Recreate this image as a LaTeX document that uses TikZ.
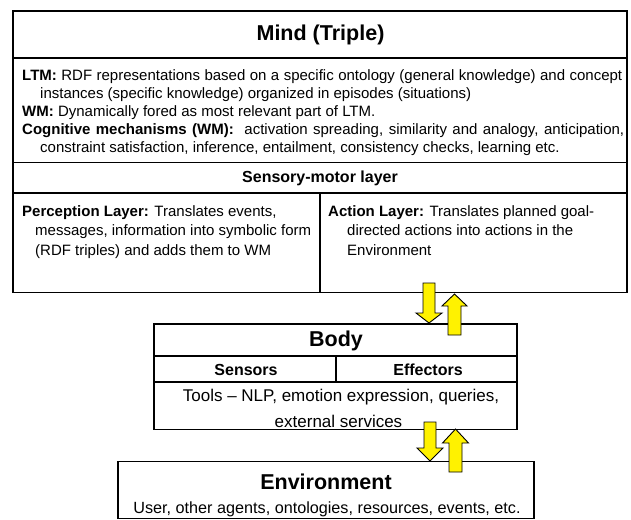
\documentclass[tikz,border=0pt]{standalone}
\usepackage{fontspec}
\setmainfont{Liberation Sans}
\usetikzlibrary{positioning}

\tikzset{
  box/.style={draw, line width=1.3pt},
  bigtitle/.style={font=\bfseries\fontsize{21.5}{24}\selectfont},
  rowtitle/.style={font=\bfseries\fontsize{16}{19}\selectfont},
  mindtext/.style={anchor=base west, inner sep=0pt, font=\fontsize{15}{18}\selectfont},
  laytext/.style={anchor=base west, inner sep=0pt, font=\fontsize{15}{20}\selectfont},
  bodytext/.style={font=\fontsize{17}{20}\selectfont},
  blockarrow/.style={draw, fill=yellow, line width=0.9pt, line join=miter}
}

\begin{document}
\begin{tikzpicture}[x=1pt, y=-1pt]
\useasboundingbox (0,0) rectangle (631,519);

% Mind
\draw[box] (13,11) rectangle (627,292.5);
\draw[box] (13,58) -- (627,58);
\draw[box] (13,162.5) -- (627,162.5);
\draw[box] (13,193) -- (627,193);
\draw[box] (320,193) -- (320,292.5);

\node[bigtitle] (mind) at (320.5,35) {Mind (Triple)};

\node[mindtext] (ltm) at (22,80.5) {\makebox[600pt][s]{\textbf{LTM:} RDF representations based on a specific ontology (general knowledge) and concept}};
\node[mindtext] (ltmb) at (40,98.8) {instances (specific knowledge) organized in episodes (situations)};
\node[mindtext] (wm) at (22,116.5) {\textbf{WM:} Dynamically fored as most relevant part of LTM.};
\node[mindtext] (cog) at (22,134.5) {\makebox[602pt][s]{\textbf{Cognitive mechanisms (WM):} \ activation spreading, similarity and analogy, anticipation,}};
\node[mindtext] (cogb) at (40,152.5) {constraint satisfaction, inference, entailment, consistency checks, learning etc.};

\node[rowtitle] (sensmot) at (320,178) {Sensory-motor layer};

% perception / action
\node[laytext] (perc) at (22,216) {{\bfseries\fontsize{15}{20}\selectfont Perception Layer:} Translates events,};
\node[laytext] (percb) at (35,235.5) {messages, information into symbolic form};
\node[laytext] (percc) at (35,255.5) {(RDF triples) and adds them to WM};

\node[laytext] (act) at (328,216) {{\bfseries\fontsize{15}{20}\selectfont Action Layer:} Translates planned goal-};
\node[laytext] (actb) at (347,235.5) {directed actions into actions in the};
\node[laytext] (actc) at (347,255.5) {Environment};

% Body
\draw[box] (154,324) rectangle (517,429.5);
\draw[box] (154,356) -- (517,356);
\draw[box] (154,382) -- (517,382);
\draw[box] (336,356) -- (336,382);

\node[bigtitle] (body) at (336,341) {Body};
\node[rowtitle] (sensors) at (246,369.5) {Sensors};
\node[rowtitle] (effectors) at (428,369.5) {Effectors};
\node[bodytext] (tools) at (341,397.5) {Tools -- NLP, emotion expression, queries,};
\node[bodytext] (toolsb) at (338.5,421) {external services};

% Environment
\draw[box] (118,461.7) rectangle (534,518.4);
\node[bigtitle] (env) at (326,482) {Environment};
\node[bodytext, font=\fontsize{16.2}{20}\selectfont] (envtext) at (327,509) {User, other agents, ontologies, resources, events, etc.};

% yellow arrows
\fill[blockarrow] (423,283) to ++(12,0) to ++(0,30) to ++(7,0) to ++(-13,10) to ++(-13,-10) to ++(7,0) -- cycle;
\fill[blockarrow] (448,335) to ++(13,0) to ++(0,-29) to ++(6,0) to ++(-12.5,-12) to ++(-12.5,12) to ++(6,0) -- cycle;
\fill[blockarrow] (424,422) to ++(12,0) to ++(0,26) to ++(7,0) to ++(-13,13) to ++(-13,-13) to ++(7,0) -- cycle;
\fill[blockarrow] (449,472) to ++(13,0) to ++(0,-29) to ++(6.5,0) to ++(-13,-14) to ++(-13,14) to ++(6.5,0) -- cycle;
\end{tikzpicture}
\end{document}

----

Do this |
Go through the material above and print all of it exactly, except the pictures.

The output |
Recreate this image as a LaTeX document that uses TikZ.
\documentclass[tikz,border=0pt]{standalone}
\usepackage{fontspec}
\setmainfont{Liberation Sans}
\usetikzlibrary{positioning}

\tikzset{
  box/.style={draw, line width=1.3pt},
  bigtitle/.style={font=\bfseries\fontsize{21.5}{24}\selectfont},
  rowtitle/.style={font=\bfseries\fontsize{16}{19}\selectfont},
  mindtext/.style={anchor=base west, inner sep=0pt, font=\fontsize{15}{18}\selectfont},
  laytext/.style={anchor=base west, inner sep=0pt, font=\fontsize{15}{20}\selectfont},
  bodytext/.style={font=\fontsize{17}{20}\selectfont},
  blockarrow/.style={draw, fill=yellow, line width=0.9pt, line join=miter}
}

\begin{document}
\begin{tikzpicture}[x=1pt, y=-1pt]
\useasboundingbox (0,0) rectangle (631,519);

% Mind
\draw[box] (13,11) rectangle (627,292.5);
\draw[box] (13,58) -- (627,58);
\draw[box] (13,162.5) -- (627,162.5);
\draw[box] (13,193) -- (627,193);
\draw[box] (320,193) -- (320,292.5);

\node[bigtitle] (mind) at (320.5,35) {Mind (Triple)};

\node[mindtext] (ltm) at (22,80.5) {\makebox[600pt][s]{\textbf{LTM:} RDF representations based on a specific ontology (general knowledge) and concept}};
\node[mindtext] (ltmb) at (40,98.8) {instances (specific knowledge) organized in episodes (situations)};
\node[mindtext] (wm) at (22,116.5) {\textbf{WM:} Dynamically fored as most relevant part of LTM.};
\node[mindtext] (cog) at (22,134.5) {\makebox[602pt][s]{\textbf{Cognitive mechanisms (WM):} \ activation spreading, similarity and analogy, anticipation,}};
\node[mindtext] (cogb) at (40,152.5) {constraint satisfaction, inference, entailment, consistency checks, learning etc.};

\node[rowtitle] (sensmot) at (320,178) {Sensory-motor layer};

% perception / action
\node[laytext] (perc) at (22,216) {{\bfseries\fontsize{15}{20}\selectfont Perception Layer:} Translates events,};
\node[laytext] (percb) at (35,235.5) {messages, information into symbolic form};
\node[laytext] (percc) at (35,255.5) {(RDF triples) and adds them to WM};

\node[laytext] (act) at (328,216) {{\bfseries\fontsize{15}{20}\selectfont Action Layer:} Translates planned goal-};
\node[laytext] (actb) at (347,235.5) {directed actions into actions in the};
\node[laytext] (actc) at (347,255.5) {Environment};

% Body
\draw[box] (154,324) rectangle (517,429.5);
\draw[box] (154,356) -- (517,356);
\draw[box] (154,382) -- (517,382);
\draw[box] (336,356) -- (336,382);

\node[bigtitle] (body) at (336,341) {Body};
\node[rowtitle] (sensors) at (246,369.5) {Sensors};
\node[rowtitle] (effectors) at (428,369.5) {Effectors};
\node[bodytext] (tools) at (341,397.5) {Tools -- NLP, emotion expression, queries,};
\node[bodytext] (toolsb) at (338.5,421) {external services};

% Environment
\draw[box] (118,461.7) rectangle (534,518.4);
\node[bigtitle] (env) at (326,482) {Environment};
\node[bodytext, font=\fontsize{16.2}{20}\selectfont] (envtext) at (327,509) {User, other agents, ontologies, resources, events, etc.};

% yellow arrows
\fill[blockarrow] (423,283) to ++(12,0) to ++(0,30) to ++(7,0) to ++(-13,10) to ++(-13,-10) to ++(7,0) -- cycle;
\fill[blockarrow] (448,335) to ++(13,0) to ++(0,-29) to ++(6,0) to ++(-12.5,-12) to ++(-12.5,12) to ++(6,0) -- cycle;
\fill[blockarrow] (424,422) to ++(12,0) to ++(0,26) to ++(7,0) to ++(-13,13) to ++(-13,-13) to ++(7,0) -- cycle;
\fill[blockarrow] (449,472) to ++(13,0) to ++(0,-29) to ++(6.5,0) to ++(-13,-14) to ++(-13,14) to ++(6.5,0) -- cycle;
\end{tikzpicture}
\end{document}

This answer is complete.